La voz

Domingo 15º del T.O. Ciclo C

Por: José Alegre Aragüés. Zaragoza

En el intrincado coro de voces, altavoces y portavoces que nos rodean, hablar de la voz puede evocar la imagen de un cantante soberbio y genial que murió hace unos años o la de otra cantante de color desaparecida hace unos meses o la de alguien cuya voz nos seduce o entusiasma. Pero en el contexto de una publicación religiosa, seguramente, nos evocará a otra de las voces interiores, una de esas que nos tratan de descubrir facetas profundas de nuestro mundo personal o posibilidades pendientes de nuestra vida o anhelos que están a la puerta del tiempo efímero de nuestra existencia esperando su turno para realizarse.

Hablar de la voz es hablar de nuestra voz interior más profunda, aquella que surge de lo más hondo de nosotros expresando lo que somos sin tapujos y convocándonos a un esfuerzo por hacer lo que llevamos dentro sin haberlo sacado todavía. Es la que nos invita y anima a continuar el movimiento de nuestra entraña biológica prolongándola más allá de lo puramente biológico, que es como decir, la voz que el niño escucha en su corazón promoviendo su deseo de crecer y hacerse grande, más allá de lo puramente físico, y que consiste en saber más, controlarse mejor, portarse de un modo más adecuado y vigilar todas sus relaciones de una forma que se mantengan en equilibrio y le den esa especie de satisfacción que los mayores unen con la palabra felicidad, aunque sea solo puntual y temporal.

Hablar de la voz es pensar en ese interior humano que nos constituye como diferentes a todos los demás seres y nos hace sentir la vida como una tarea de la que dependen tantas cosas que necesitamos ser porque, en su ausencia, nos sentimos incompletos, inacabados.
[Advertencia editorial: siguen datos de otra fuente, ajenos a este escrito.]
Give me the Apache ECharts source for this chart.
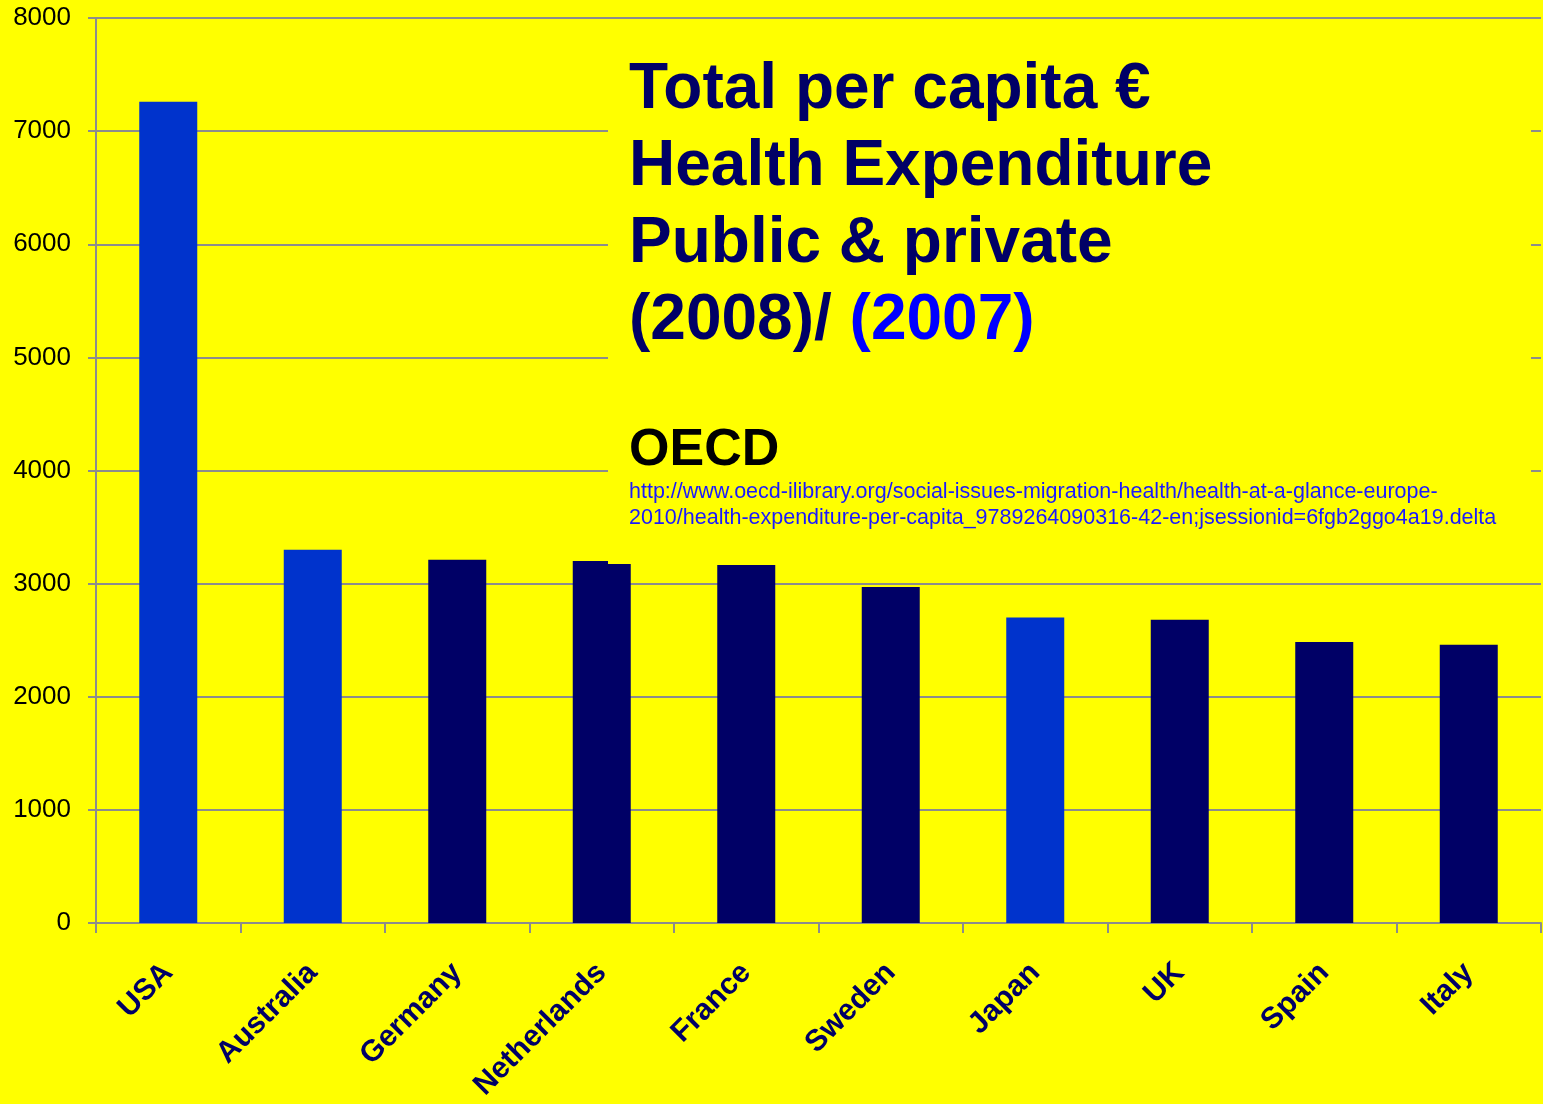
<!DOCTYPE html>
<html>
<head>
<meta charset="utf-8">
<script src="https://cdn.jsdelivr.net/npm/echarts@6/dist/echarts.min.js"></script>
<style>
html,body{margin:0;padding:0;background:#ffff00;}
#chart{width:1543px;height:1104px;}
</style>
</head>
<body>
<div id="chart"></div>
<script>
const countries = ['USA','Australia','Germany','Netherlands','France','Sweden','Japan','UK','Spain','Italy'];
const spending = [7260, 3300, 3210, 3200, 3165, 2970, 2700, 2680, 2485, 2460];
const dataYear = [2007, 2007, 2008, 2008, 2008, 2008, 2007, 2008, 2008, 2008];
const yTicks = [0, 1000, 2000, 3000, 4000, 5000, 6000, 7000, 8000];

const yearColor = {2007: '#0033cc', 2008: '#000066'};

const chart = echarts.init(document.getElementById('chart'));
chart.setOption({
  backgroundColor: '#ffff00',
  animation: false,
  grid: {left: 96, right: 2, top: 18, bottom: 181, containLabel: false},
  xAxis: {
    type: 'category',
    data: countries,
    axisLine: {lineStyle: {color: '#8c8c8c', width: 2}},
    axisTick: {show: true, length: 10, lineStyle: {color: '#8c8c8c', width: 2}},
    axisLabel: {
      rotate: 45, interval: 0, margin: 45,
      color: '#000066', fontFamily: '"Liberation Sans", Arial', fontWeight: 'bold', fontSize: 30
    }
  },
  yAxis: {
    type: 'value',
    min: yTicks[0], max: yTicks[yTicks.length - 1], interval: 1000,
    axisLine: {show: true, lineStyle: {color: '#8c8c8c', width: 2}},
    axisTick: {show: true, length: 8, lineStyle: {color: '#8c8c8c', width: 2}},
    splitLine: {show: true, lineStyle: {color: '#8c8c8c', width: 2}},
    axisLabel: {
      color: '#000000', fontFamily: '"Liberation Sans", Arial', fontSize: 26, margin: 25,
      formatter: v => String(v)
    }
  },
  series: [{
    type: 'bar',
    barWidth: 58,
    data: spending.map((v, i) => ({value: v, itemStyle: {color: yearColor[dataYear[i]]}})),
    z: 2
  }],
  graphic: [
    {type: 'rect', z: 50, shape: {x: 608, y: 30, width: 923, height: 534}, style: {fill: '#ffff00'}},
    {type: 'text', z: 60, left: 629, top: 52, style: {
      text: 'Total per capita €\nHealth Expenditure\nPublic & private\n{a|(2008)/ }{b|(2007)}',
      font: 'bold 64px "Liberation Sans", Arial',
      fill: '#000066',
      lineHeight: 77,
      rich: {
        a: {font: 'bold 64px "Liberation Sans", Arial', fill: '#000066', lineHeight: 77},
        b: {font: 'bold 64px "Liberation Sans", Arial', fill: '#0000ff', lineHeight: 77}
      }
    }},
    {type: 'text', z: 60, left: 629, top: 425, style: {
      text: 'OECD', font: 'bold 52px "Liberation Sans", Arial', fill: '#000000'
    }},
    {type: 'text', z: 60, left: 629, top: 479, style: {
      text: 'http://www.oecd-ilibrary.org/social-issues-migration-health/health-at-a-glance-europe-\n2010/health-expenditure-per-capita_9789264090316-42-en;jsessionid=6fgb2ggo4a19.delta',
      font: '21.5px "Liberation Sans", Arial', fill: '#1a1aff', lineHeight: 26
    }}
  ]
});
</script>
</body>
</html>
Es la experiencia de que el futuro no es ajeno a nosotros sino que formamos parte de él y él de nosotros porque añoramos seguir y ser más de lo que nuestro presente nos manifiesta. Es la experiencia de no poder dejar de soñar y trabajar por alcanzar algo que anhelamos viva e intensamente. Es la obligación porque nos sentimos tan ligados a ella que no podemos romper esa relación exigente sin traicionarnos.

La voz es nuestra conciencia, es decir, nosotros mismos que, por sabernos inacabados y sintiéndonos proyecto, debemos hacer realidad muchas cosas pendientes para alcanzar nuestra plenitud, felicidad o, en lenguaje bíblico, tierra prometida. Es la tensión más subjetiva y universal, más íntima y más común, más propia y más de todos los humanos. Es nuestro propio yo inquieto por ser más yo. «Es la voz que quiere de nosotros lo mejor de nosotros mismos» (Zubiri). Pero es, en aquella dimensión que nos constituye como sujetos personales y humanos, la voz del mismo Dios que se confunde con nosotros y, desde nuestra hondura más sublime, nos llama por nuestro propio nombre a ser nosotros mismos. Esa es nuestra experiencia de la Ley, aquello que nos va indicando cómo ser más en la vida, desde la experiencia propia y de otros.